» WORK TO DO
Give again, exactly as written, the lines of the records below from the line with "Give me the matplotlib source for this chart." to the line with "import numpy as np". Both end lines count; pictures do not.

» DATA TO USE
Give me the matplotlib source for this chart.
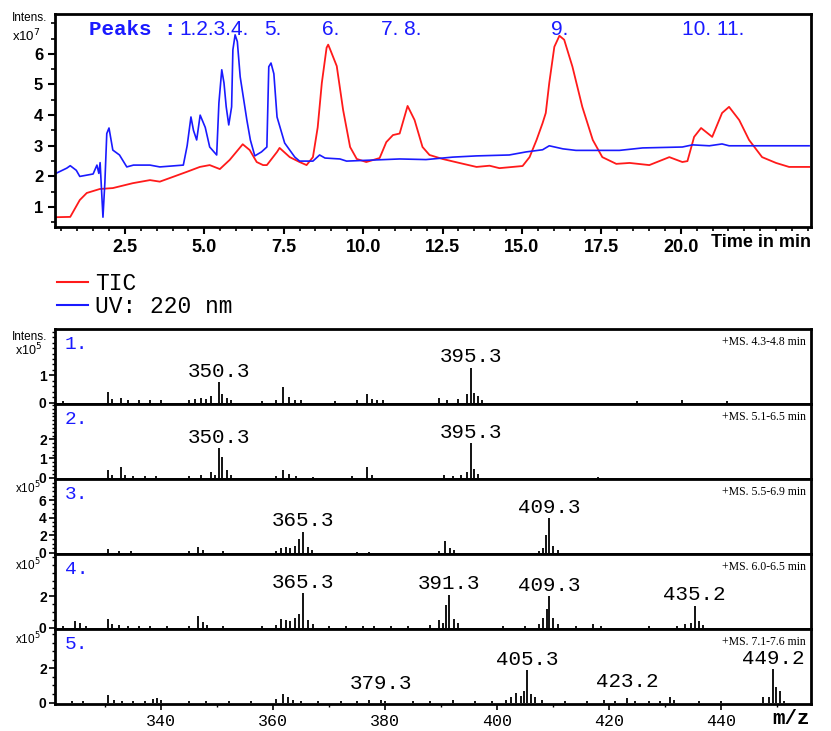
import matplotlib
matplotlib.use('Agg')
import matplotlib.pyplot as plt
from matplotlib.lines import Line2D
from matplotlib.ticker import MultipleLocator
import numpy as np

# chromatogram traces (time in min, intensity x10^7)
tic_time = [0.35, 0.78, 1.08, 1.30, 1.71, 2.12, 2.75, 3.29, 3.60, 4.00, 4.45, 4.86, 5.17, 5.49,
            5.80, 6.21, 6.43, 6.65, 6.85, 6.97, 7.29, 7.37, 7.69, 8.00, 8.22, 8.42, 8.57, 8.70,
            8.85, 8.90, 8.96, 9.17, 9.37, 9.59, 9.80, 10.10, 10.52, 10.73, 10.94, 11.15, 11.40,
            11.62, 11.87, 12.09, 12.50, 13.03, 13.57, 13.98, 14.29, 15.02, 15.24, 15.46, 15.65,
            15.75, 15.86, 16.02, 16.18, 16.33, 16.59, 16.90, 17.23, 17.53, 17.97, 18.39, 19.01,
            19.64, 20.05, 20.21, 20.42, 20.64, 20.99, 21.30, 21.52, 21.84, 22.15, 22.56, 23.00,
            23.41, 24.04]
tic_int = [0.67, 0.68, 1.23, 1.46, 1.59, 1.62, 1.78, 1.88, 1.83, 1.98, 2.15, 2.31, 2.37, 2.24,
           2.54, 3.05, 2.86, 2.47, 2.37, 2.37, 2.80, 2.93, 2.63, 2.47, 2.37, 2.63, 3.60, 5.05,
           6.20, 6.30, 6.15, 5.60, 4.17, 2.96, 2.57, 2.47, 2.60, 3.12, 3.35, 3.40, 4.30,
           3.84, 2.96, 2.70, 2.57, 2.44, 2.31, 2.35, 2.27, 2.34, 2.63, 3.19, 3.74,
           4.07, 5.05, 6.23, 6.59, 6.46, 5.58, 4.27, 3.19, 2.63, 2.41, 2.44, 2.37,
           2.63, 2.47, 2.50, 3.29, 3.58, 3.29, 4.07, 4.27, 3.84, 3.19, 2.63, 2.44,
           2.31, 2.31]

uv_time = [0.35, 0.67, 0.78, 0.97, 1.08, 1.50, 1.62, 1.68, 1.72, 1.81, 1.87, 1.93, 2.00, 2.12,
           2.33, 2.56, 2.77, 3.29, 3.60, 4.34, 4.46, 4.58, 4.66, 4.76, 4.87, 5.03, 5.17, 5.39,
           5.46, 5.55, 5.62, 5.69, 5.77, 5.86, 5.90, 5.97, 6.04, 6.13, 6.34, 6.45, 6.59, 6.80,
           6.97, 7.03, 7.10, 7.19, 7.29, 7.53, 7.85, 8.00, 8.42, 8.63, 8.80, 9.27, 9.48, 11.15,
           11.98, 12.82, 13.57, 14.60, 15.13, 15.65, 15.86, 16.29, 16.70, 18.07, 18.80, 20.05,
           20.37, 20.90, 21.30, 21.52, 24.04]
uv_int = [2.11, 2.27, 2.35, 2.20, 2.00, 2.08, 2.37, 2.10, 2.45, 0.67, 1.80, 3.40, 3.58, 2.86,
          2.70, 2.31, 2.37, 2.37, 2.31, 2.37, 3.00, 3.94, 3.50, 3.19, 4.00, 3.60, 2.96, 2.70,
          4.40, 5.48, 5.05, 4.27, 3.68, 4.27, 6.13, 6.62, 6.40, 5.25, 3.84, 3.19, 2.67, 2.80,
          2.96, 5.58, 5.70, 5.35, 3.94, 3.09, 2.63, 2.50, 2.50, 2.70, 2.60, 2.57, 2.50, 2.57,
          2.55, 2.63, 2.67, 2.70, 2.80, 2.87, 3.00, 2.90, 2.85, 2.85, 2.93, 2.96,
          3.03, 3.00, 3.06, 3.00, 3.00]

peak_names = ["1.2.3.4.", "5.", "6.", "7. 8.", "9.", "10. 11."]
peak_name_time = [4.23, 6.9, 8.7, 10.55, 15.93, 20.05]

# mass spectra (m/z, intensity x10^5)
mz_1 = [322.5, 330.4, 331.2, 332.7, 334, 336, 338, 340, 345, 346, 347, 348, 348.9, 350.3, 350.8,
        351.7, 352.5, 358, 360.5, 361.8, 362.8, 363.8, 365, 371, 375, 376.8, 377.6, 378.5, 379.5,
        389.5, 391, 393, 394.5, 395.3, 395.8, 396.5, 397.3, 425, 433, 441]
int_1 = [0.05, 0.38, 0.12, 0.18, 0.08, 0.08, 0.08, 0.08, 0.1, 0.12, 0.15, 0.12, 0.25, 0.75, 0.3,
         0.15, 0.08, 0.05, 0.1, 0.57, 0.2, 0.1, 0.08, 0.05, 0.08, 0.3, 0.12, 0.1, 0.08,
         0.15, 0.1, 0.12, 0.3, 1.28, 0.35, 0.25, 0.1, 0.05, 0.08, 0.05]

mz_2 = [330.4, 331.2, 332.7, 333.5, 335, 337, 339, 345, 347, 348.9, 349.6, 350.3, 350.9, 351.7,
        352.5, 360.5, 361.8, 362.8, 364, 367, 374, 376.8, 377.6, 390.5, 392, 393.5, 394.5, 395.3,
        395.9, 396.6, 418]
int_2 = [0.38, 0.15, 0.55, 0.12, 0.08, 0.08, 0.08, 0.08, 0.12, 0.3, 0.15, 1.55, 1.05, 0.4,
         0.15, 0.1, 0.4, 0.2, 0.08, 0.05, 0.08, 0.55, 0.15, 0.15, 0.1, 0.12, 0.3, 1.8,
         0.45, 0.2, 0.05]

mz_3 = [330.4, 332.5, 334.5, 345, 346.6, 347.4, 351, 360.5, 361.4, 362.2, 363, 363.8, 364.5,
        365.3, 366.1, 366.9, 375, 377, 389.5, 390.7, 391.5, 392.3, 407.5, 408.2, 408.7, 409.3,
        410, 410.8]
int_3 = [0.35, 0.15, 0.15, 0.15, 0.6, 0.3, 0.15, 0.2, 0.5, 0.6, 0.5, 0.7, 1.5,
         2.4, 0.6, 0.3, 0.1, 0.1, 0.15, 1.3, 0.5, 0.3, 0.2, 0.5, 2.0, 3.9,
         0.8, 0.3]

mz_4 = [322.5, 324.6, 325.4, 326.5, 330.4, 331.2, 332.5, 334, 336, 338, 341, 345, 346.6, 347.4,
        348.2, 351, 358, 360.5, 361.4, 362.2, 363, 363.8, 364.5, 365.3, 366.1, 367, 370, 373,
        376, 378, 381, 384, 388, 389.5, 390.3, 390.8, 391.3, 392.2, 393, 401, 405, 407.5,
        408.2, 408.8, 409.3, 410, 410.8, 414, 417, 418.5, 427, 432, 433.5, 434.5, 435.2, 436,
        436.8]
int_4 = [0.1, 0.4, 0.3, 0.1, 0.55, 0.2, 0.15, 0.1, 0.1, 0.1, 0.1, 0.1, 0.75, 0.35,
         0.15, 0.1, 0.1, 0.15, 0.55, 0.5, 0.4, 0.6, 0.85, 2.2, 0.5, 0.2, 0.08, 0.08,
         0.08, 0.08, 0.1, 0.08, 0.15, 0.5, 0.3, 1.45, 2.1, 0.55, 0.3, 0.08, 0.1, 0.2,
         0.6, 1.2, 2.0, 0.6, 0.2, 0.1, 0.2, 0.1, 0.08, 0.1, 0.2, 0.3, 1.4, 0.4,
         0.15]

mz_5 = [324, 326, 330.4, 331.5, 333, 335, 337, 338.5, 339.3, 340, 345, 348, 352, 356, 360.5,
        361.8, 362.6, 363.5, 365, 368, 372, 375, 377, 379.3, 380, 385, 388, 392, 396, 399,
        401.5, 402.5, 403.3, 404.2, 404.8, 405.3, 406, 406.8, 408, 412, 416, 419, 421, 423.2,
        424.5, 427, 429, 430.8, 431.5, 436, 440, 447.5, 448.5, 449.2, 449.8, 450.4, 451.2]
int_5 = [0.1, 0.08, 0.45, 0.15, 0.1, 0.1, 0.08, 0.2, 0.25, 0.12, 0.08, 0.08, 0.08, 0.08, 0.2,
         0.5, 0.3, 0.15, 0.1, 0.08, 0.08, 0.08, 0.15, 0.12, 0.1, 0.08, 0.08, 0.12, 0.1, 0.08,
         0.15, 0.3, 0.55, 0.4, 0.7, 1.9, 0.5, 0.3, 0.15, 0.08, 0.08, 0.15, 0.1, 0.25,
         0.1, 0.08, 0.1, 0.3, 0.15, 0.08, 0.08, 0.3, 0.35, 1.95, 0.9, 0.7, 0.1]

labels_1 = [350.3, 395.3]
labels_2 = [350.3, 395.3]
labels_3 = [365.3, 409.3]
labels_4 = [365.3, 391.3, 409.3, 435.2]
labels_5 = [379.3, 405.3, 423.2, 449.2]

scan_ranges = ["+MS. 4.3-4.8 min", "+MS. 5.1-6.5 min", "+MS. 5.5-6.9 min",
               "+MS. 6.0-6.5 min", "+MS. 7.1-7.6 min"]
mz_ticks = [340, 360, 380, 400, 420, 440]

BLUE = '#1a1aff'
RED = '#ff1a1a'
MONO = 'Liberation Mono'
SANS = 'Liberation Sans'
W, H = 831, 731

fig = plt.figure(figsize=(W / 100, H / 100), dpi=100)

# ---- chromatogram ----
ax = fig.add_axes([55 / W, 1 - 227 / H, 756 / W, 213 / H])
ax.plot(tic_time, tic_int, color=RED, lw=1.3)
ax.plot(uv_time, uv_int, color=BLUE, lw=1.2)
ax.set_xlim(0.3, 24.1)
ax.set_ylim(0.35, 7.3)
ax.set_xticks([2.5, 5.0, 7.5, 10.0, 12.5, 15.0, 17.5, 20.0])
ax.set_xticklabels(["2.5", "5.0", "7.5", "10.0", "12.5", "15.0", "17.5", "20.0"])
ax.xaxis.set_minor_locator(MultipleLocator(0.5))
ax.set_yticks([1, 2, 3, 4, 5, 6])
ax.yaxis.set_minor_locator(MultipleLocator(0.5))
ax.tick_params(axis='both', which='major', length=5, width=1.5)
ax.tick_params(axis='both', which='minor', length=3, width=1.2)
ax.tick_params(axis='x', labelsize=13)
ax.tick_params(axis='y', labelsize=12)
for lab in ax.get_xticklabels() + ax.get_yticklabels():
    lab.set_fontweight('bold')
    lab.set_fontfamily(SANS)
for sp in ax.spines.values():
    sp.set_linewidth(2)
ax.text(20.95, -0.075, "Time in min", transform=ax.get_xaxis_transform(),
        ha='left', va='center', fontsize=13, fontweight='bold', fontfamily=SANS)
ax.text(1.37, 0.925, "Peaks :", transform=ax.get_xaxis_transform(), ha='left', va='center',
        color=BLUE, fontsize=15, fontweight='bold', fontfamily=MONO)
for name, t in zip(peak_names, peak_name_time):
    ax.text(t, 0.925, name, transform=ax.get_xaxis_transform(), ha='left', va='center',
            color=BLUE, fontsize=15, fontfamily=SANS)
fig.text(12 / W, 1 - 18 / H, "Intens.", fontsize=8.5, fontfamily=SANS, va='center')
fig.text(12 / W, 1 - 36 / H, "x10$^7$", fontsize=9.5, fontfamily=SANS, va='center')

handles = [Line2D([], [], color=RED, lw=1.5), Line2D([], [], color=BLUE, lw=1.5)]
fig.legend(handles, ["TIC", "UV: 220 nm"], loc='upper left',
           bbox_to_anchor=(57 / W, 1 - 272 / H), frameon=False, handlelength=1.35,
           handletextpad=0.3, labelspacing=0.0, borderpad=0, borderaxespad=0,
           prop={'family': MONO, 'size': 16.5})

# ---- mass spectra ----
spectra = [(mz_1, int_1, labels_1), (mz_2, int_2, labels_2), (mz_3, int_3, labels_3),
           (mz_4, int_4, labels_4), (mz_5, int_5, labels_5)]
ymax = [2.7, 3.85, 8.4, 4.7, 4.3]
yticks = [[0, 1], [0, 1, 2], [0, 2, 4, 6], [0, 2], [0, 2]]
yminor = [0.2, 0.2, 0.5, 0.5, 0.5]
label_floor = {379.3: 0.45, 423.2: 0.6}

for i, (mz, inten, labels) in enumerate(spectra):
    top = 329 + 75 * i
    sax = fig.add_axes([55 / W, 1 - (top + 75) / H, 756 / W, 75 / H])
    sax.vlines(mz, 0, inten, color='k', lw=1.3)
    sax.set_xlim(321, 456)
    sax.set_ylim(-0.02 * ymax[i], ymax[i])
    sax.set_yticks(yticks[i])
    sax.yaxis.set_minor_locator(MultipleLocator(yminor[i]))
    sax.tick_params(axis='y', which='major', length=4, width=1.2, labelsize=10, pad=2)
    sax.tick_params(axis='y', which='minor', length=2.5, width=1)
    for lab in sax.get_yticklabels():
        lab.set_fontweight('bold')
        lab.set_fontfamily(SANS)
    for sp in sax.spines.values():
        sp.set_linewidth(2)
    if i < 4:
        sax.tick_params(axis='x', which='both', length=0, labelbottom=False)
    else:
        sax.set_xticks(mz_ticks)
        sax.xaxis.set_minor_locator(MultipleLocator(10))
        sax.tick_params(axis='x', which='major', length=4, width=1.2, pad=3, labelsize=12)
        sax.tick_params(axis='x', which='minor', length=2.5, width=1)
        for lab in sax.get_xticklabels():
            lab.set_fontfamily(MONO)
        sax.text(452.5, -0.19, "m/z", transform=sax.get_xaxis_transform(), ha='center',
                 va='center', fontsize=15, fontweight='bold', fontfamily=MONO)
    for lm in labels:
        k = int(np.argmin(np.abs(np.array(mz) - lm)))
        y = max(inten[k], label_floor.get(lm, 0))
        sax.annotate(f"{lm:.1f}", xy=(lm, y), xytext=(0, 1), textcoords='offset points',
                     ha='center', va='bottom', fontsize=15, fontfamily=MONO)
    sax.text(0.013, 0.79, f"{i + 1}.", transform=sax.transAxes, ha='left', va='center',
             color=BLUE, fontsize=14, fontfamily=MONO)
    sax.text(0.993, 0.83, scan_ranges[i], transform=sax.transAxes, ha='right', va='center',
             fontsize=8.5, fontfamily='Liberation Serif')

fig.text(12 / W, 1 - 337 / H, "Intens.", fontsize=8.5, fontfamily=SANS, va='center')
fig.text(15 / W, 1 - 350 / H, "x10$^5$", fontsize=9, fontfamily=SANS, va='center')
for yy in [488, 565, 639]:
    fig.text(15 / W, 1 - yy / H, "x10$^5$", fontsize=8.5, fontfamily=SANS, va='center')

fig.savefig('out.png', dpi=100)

...

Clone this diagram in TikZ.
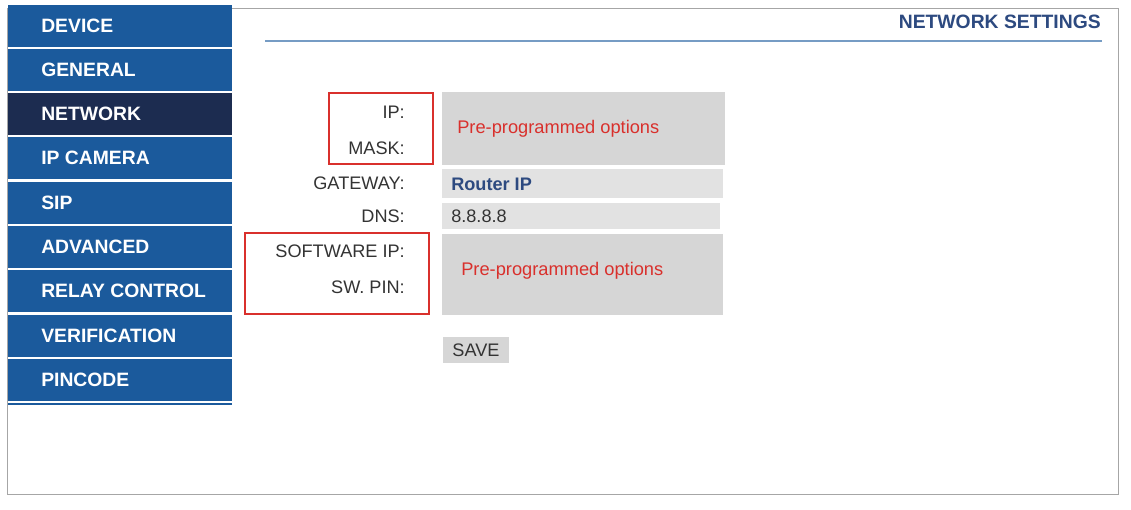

* * *

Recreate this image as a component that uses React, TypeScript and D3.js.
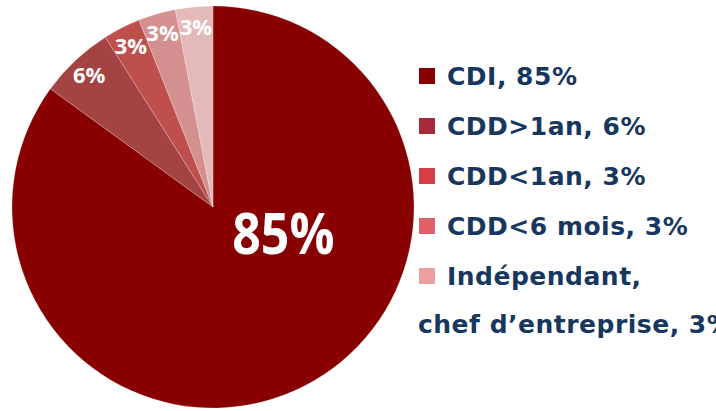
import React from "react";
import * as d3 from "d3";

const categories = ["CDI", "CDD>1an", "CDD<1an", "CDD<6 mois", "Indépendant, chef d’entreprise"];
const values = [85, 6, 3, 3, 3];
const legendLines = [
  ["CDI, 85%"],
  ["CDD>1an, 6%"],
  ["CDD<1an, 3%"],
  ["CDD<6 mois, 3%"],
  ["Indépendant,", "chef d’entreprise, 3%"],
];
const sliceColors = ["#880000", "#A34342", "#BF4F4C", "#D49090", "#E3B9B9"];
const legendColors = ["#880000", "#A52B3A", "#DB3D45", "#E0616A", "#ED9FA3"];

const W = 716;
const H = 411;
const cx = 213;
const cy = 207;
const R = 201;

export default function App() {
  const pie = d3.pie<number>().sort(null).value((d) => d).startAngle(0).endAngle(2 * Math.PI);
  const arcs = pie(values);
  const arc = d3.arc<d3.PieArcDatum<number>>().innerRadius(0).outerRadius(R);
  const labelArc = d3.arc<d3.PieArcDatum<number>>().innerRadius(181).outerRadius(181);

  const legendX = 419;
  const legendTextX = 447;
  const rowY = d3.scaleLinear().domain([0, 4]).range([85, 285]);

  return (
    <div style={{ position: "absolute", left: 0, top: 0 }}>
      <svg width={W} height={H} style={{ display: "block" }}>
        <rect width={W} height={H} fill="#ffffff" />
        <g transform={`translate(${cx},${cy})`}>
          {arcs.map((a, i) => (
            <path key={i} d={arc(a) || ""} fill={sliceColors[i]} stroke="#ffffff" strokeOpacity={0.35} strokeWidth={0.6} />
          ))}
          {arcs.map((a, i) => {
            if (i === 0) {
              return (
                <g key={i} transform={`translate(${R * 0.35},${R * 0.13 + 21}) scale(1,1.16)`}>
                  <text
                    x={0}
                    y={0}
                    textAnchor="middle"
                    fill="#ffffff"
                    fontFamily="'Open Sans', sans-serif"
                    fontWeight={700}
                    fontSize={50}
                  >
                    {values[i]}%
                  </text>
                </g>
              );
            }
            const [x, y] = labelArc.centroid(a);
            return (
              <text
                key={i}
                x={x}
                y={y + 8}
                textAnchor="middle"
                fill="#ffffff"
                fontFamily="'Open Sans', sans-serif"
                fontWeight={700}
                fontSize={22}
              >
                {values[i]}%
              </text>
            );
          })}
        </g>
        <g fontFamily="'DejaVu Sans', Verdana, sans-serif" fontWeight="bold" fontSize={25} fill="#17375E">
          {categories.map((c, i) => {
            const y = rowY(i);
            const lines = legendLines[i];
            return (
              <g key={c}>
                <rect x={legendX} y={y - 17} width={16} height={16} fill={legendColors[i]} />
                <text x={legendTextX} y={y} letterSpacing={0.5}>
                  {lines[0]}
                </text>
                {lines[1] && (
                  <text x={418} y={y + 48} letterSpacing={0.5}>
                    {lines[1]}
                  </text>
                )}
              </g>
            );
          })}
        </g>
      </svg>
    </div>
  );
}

» SOLUTION TO THIS EXERCISE
Give me the matplotlib source for this chart.
import matplotlib
matplotlib.use('Agg')
import matplotlib.pyplot as plt
from matplotlib.lines import Line2D
from matplotlib.ticker import MultipleLocator
import numpy as np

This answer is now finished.